Endurance made an unsolicited £3.2 billion bid, amounting to $49.50 per Aspen common share, earlier this year, which was rejected by the target’s board. Since then, the two companies have engaged in a very public war of words as they battle to win the confidence of Aspen’s shareholders.

Most recently, Aspen responded to another attack on its performance by Endurance by issuing its preliminary financial results for the second quarter of 2014 and writing to its shareholders asking them to reject moves by Endurance to force a special general meeting that would pave the way for Endurance to buy the company.

For the second quarter of 2014, Aspen said it anticipates its diluted book value per share (as of June 30, 2014) to be between $44.60 and $44.80, up 4.4-4.9 percent from March 31, 2014; its diluted operating earnings per share to be between $1.30 and $1.35; its diluted earnings per share between $1.70 and $1.75; its gross written premiums between $775 and $780 million; and its combined ratio between 90 percent and 91 percent or 89 percent to 90 percent excluding bid defence costs.

Its return on equity for the period will be between 12 percent and 12.8 percent – exceeding its target of 10 percent for the full year of 2014.

According to a note by analysts in the global research unit of UBS, Aspen’s strong earnings and growth “will likely put pressure on ENH [Endurance] to once again raise its offer price from the current $49.50 per share.”

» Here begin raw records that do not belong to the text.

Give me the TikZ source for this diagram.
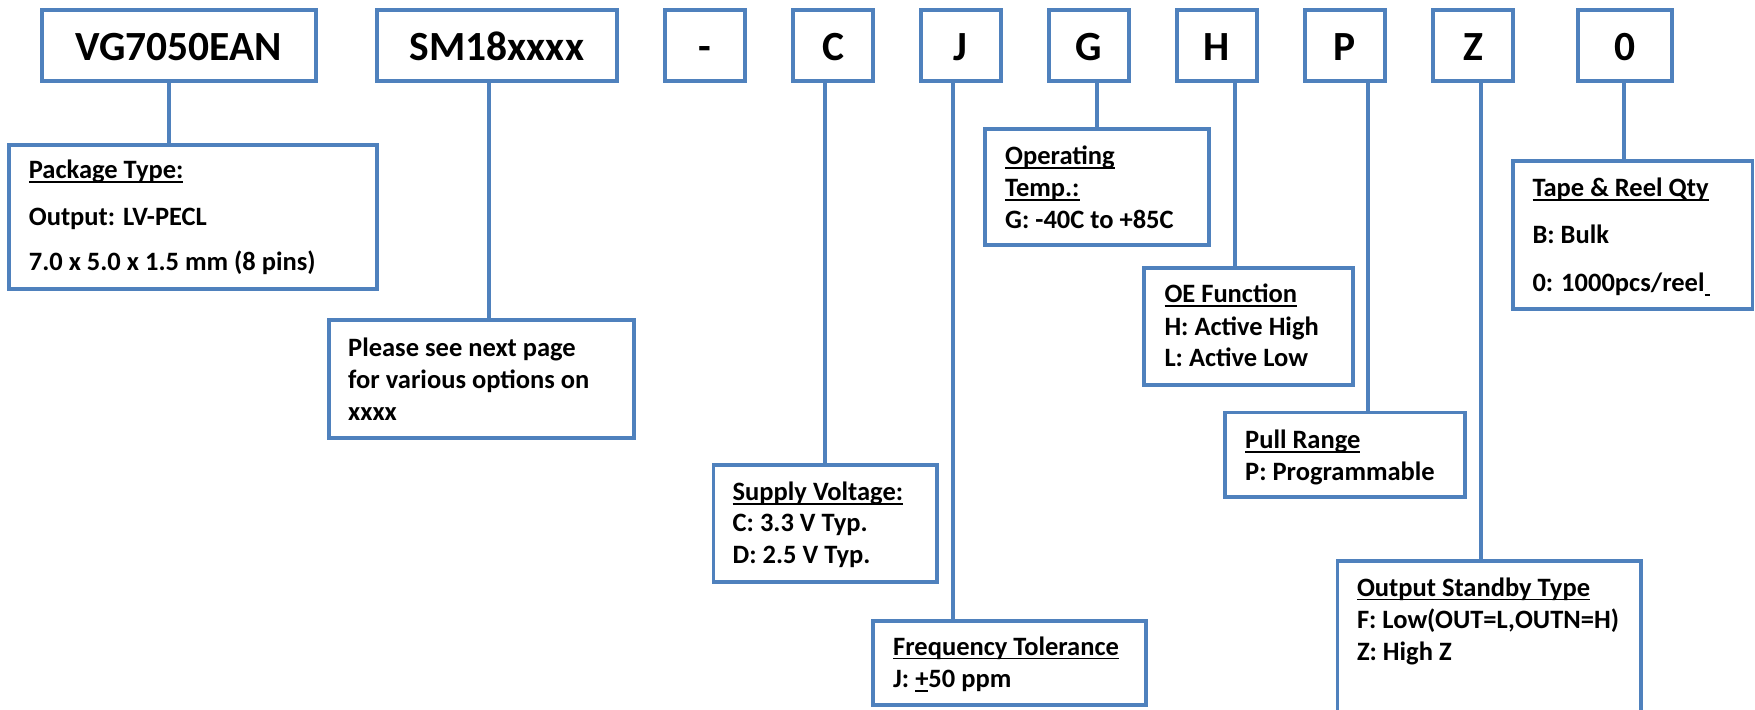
\documentclass[tikz,border=0pt]{standalone}
\usepackage{fontspec}
\setmainfont{Carlito}
\definecolor{boxblue}{RGB}{79,129,189}
\newcommand\ulx[1]{\setbox0\hbox{#1}\rlap{\rule[-4.2pt]{\wd0}{1.6pt}}\box0\relax}
\begin{document}
\begin{tikzpicture}[x=1pt,y=-1pt,
  bx/.style={draw=boxblue, line width=3.8pt, inner sep=0pt, outer sep=0pt, anchor=north west, fill=white},
  topbox/.style={bx, minimum height=70.4pt},
  toptxt/.style={anchor=base, inner sep=0pt, font=\bfseries\fontsize{41.5}{45}\selectfont},
  txt/.style={anchor=base west, inner sep=0pt, font=\bfseries\fontsize{26.5}{30}\selectfont},
  conn/.style={draw=boxblue, line width=3.8pt}]
\useasboundingbox (0,0) rectangle (1755,709);
% connector x positions
\coordinate (cVG) at (168.8,0);
\coordinate (cSM) at (488.8,0);
\coordinate (cC) at (825.3,0);
\coordinate (cJ) at (953.3,0);
\coordinate (cG) at (1097,0);
\coordinate (cH) at (1235,0);
\coordinate (cP) at (1368.3,0);
\coordinate (cZ) at (1481,0);
\coordinate (c0) at (1624.3,0);
% top boxes
\node[topbox, minimum width=274pt] (tVG) at (41.7,10.3) {};
\node[topbox, minimum width=240pt] (tSM) at (377,10.3) {};
\node[topbox, minimum width=79.4pt] (tDash) at (665.3,10.3) {};
\node[topbox, minimum width=80.3pt] (tC) at (793,10.3) {};
\node[topbox, minimum width=80pt] (tJ) at (920.7,10.3) {};
\node[topbox, minimum width=80pt] (tG) at (1049,10.3) {};
\node[topbox, minimum width=80.6pt] (tH) at (1176.7,10.3) {};
\node[topbox, minimum width=80pt] (tP) at (1305,10.3) {};
\node[topbox, minimum width=79.4pt] (tZ) at (1433.3,10.3) {};
\node[topbox, minimum width=94.6pt] (t0) at (1577.7,10.3) {};
\node[toptxt] (xVG) at (178.7,60) {VG7050EAN};
\node[toptxt] (xSM) at (497,60) {SM18xxxx};
\node[toptxt] (xDash) at (705,60) {-};
\node[toptxt] (xC) at (833.2,60) {C};
\node[toptxt] (xJ) at (960.7,60) {J};
\node[toptxt] (xG) at (1089,60) {G};
\node[toptxt] (xH) at (1217,60) {H};
\node[toptxt] (xP) at (1345,60) {P};
\node[toptxt] (xZ) at (1473,60) {Z};
\node[toptxt] (x0) at (1625,60) {0};
% sub boxes
\node[bx, minimum width=367.4pt, minimum height=143.4pt] (bPkg) at (9.2,145.3) {};
\node[bx, minimum width=305pt, minimum height=118.3pt] (bPls) at (329,320) {};
\node[bx, minimum width=223.9pt, minimum height=116.7pt] (bSup) at (713.4,465) {};
\node[bx, minimum width=272.8pt, minimum height=84.3pt] (bFrq) at (873,620.7) {};
\node[bx, minimum width=224.3pt, minimum height=115.7pt] (bOpt) at (985,129.3) {};
\node[bx, minimum width=208.7pt, minimum height=116.7pt] (bOE) at (1144.3,268.3) {};
\node[bx, minimum width=239.8pt, minimum height=84.8pt] (bPul) at (1225,412.5) {};
\node[bx, minimum width=303.3pt, minimum height=160pt] (bOut) at (1337.4,561) {};
\node[bx, minimum width=239.5pt, minimum height=148.3pt] (bTap) at (1513,161) {};
% connectors
\draw[conn] (tVG.south -| cVG) -- (bPkg.north -| cVG);
\draw[conn] (tSM.south -| cSM) -- (bPls.north -| cSM);
\draw[conn] (tC.south -| cC) -- (bSup.north -| cC);
\draw[conn] (tJ.south -| cJ) -- (bFrq.north -| cJ);
\draw[conn] (tG.south -| cG) -- (bOpt.north -| cG);
\draw[conn] (tH.south -| cH) -- (bOE.north -| cH);
\draw[conn] (tP.south -| cP) -- (bPul.north -| cP);
\draw[conn] (tZ.south -| cZ) -- (bOut.north -| cZ);
\draw[conn] (t0.south -| c0) -- (bTap.north -| c0);
% texts
\node[txt] (pk1) at (28.7,178.5) {\ulx{Package Type:}};
\node[txt] (pk2) at (28.7,225) {Output: LV-PECL};
\node[txt] (pk3) at (28.7,270.7) {7.0 x 5.0 x 1.5 mm (8 pins)};
\node[txt] (pl1) at (348,356) {Please see next page};
\node[txt] (pl2) at (348,388.3) {for various options on};
\node[txt] (pl3) at (348,420) {xxxx};
\node[txt] (su1) at (732.5,500.7) {\ulx{Supply Voltage:}};
\node[txt] (su2) at (732.5,531.7) {C: 3.3 V Typ.};
\node[txt] (su3) at (732.5,563.3) {D: 2.5 V Typ.};
\node[txt] (fr1) at (893,655) {\ulx{Frequency Tolerance}};
\node[txt] (fr2) at (893,687.3) {J: \ulx{+}50 ppm};
\node[txt] (op1) at (1005,164.3) {\ulx{Operating}};
\node[txt] (op2) at (1005,196.7) {\ulx{Temp.:}};
\node[txt] (op3) at (1005,228.3) {G: -40C to +85C};
\node[txt] (oe1) at (1164.3,302.7) {\ulx{OE Function}};
\node[txt] (oe2) at (1164.3,335) {H: Active High};
\node[txt] (oe3) at (1164.3,366.7) {L: Active Low};
\node[txt] (pu1) at (1245,448.3) {\ulx{Pull Range}};
\node[txt] (pu2) at (1245,480) {P: Programmable};
\node[txt] (ou1) at (1356.8,596) {\ulx{Output Standby Type}};
\node[txt] (ou2) at (1356.8,628.3) {F: Low(OUT=L,OUTN=H)};
\node[txt] (ou3) at (1356.8,660) {Z: High Z};
\node[txt] (ta1) at (1532.3,196.7) {\ulx{Tape \& Reel Qty}};
\node[txt] (ta2) at (1532.3,243.3) {B: Bulk};
\node[txt] (ta3) at (1532.3,291.7) {0: 1000pcs/reel\ulx{\hspace{5pt}}};
\end{tikzpicture}
\end{document}
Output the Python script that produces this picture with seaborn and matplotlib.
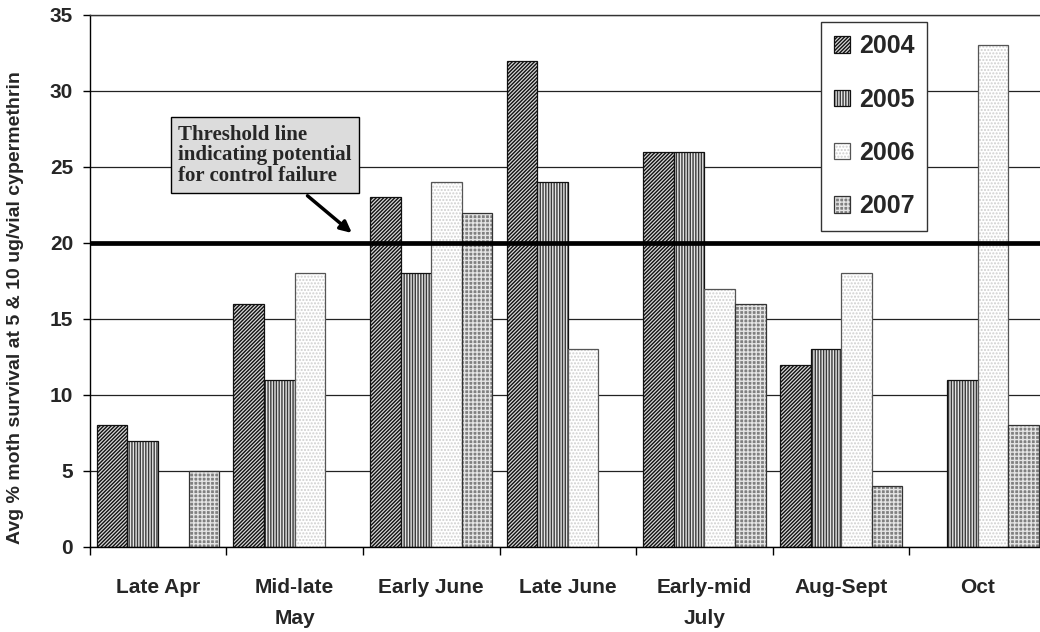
import numpy as np
import pandas as pd
import matplotlib
matplotlib.use("Agg")
import matplotlib.pyplot as plt
import seaborn as sns
from matplotlib.colors import to_rgba

# ---- data ----
periods = ["Late Apr", "Mid-late\nMay", "Early June", "Late June",
           "Early-mid\nJuly", "Aug-Sept", "Oct"]
years = ["2004", "2005", "2006", "2007"]
v2004 = [8, 16, 23, 32, 26, 12, np.nan]
v2005 = [7, 11, 18, 24, 26, 13, 11]
v2006 = [np.nan, 18, 24, 13, 17, 18, 33]
v2007 = [5, np.nan, 22, np.nan, 16, 4, 8]
threshold = 20
yticks = [0, 5, 10, 15, 20, 25, 30, 35]
ylabel = "Avg % moth survival at 5 & 10 ug/vial cypermethrin"
note = "Threshold line\nindicating potential\nfor control failure"

df = pd.DataFrame({
    "period": periods * 4,
    "year": np.repeat(years, len(periods)),
    "value": v2004 + v2005 + v2006 + v2007,
}).dropna()

sns.set_style("white")
plt.rcParams["font.family"] = ["Liberation Sans", "DejaVu Sans"]
plt.rcParams["hatch.linewidth"] = 1.0

fig = plt.figure(figsize=(10.4, 6.32), dpi=100)
ax = fig.add_axes([89.7 / 1040, 85 / 632, 956.3 / 1040, 532 / 632])

sns.barplot(data=df, x="period", y="value", hue="year", order=periods,
            hue_order=years, width=0.895, gap=0, saturation=1,
            palette=["#999999"] * 4, legend=False, errorbar=None, ax=ax,
            zorder=2)

styles = {
    "2004": dict(face="#d8d8d8", hatch="/" * 9, hc="#111111", ec="#111111"),
    "2005": dict(face="#e4e4e4", hatch="|" * 6, hc="#3a3a3a", ec="#111111"),
    "2006": dict(face="white", hatch="." * 5, hc="#cfcfcf", ec="#555555"),
    "2007": dict(face="#808080", hatch="+" * 4, hc="#e4e4e4", ec="#333333"),
}
for cont, yr in zip(ax.containers, years):
    s = styles[yr]
    for p in cont:
        p.set_facecolor(s["face"])
        p.set_edgecolor(s["ec"])
        p.set_linewidth(0.9)
        p.set_hatch(s["hatch"])
        if hasattr(p, "set_hatchcolor"):
            p.set_hatchcolor(s["hc"])
        else:
            p._hatch_color = to_rgba(s["hc"])

# threshold line
ax.axhline(threshold, color="black", lw=3.4, zorder=4)

# annotation
ax.annotate(note, xy=(1.419, 20.66), xytext=(0.782, 25.76),
            xycoords="data", textcoords="data",
            ha="center", va="center", multialignment="left",
            family="Liberation Serif", weight="bold", fontsize=15,
            linespacing=1.05,
            bbox=dict(boxstyle="square,pad=0.35", fc="#dcdcdc", ec="black", lw=1),
            arrowprops=dict(arrowstyle="-|>,head_length=0.45,head_width=0.22",
                            color="black", lw=2.5, relpos=(0.68, 0),
                            shrinkA=2, shrinkB=0),
            zorder=6)

# axes
ax.set_ylim(0, 35)
ax.set_xlim(-0.5, 6.5)
ax.set_yticks(yticks)
ax.tick_params(axis="y", direction="out", length=5, width=1, pad=7,
               labelsize=15, color="black", left=True)
for lbl in ax.get_yticklabels():
    lbl.set_fontweight("bold")

ax.set_xticks(range(len(periods)))
ax.set_xticklabels(periods, fontsize=15, fontweight="bold", linespacing=1.8)
ax.tick_params(axis="x", which="major", length=0, pad=22)
ax.set_xticks(np.arange(-0.5, len(periods), 1), minor=True)
ax.tick_params(axis="x", which="minor", length=6, width=1, direction="out",
               bottom=True, color="black")
ax.set_xlabel("")

ax.yaxis.grid(True, color="#222222", lw=0.9)
ax.set_axisbelow(True)
for side in ["left", "bottom"]:
    ax.spines[side].set_color("black")
    ax.spines[side].set_linewidth(1)
ax.spines["top"].set_color("#333333")
ax.spines["top"].set_linewidth(1)
ax.spines["right"].set_visible(False)

ax.set_ylabel(ylabel, fontweight="bold", fontsize=14)
ax.yaxis.set_label_coords(-0.0687, 0.451)

leg = ax.legend(ax.containers, years, loc="upper left",
                bbox_to_anchor=(0.765, 0.987),
                prop=dict(family="Liberation Sans", weight="bold", size=18),
                frameon=True, fancybox=False, edgecolor="#333333",
                framealpha=1, handlelength=0.65, handleheight=0.65,
                handletextpad=0.35, labelspacing=1.17, borderpad=0.5,
                borderaxespad=0)
leg.get_frame().set_linewidth(1.0)
leg.set_zorder(7)

fig.savefig("out.png", dpi=100)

UBS noted that while Aspen’s earnings per share is below UBS’s own estimate, it is ahead of the consensus at $1.22.

“The variances to our estimates in other disclosed items include – higher gross written premiums and higher favourable loss reserve development, offset by higher than expected catastrophe losses,” UBS said.

It went onto note that it believes a tie-up between the two firms could work but that Endurance may need to increase its offer.

“Strategically, we continue to believe a combination of AHL [Aspen] and ENH makes sense given the benefits of a larger balance sheet (particularly in the increasingly competitive reinsurance business), and the capital and expense efficiencies that would likely be generated.

“We continue to believe that a fair takeout value for AHL is in the range of 1.2x – 1.3x fully diluted BVPS, or $53 - $58 per share taking into account 2Q14 results,” the UBS note said.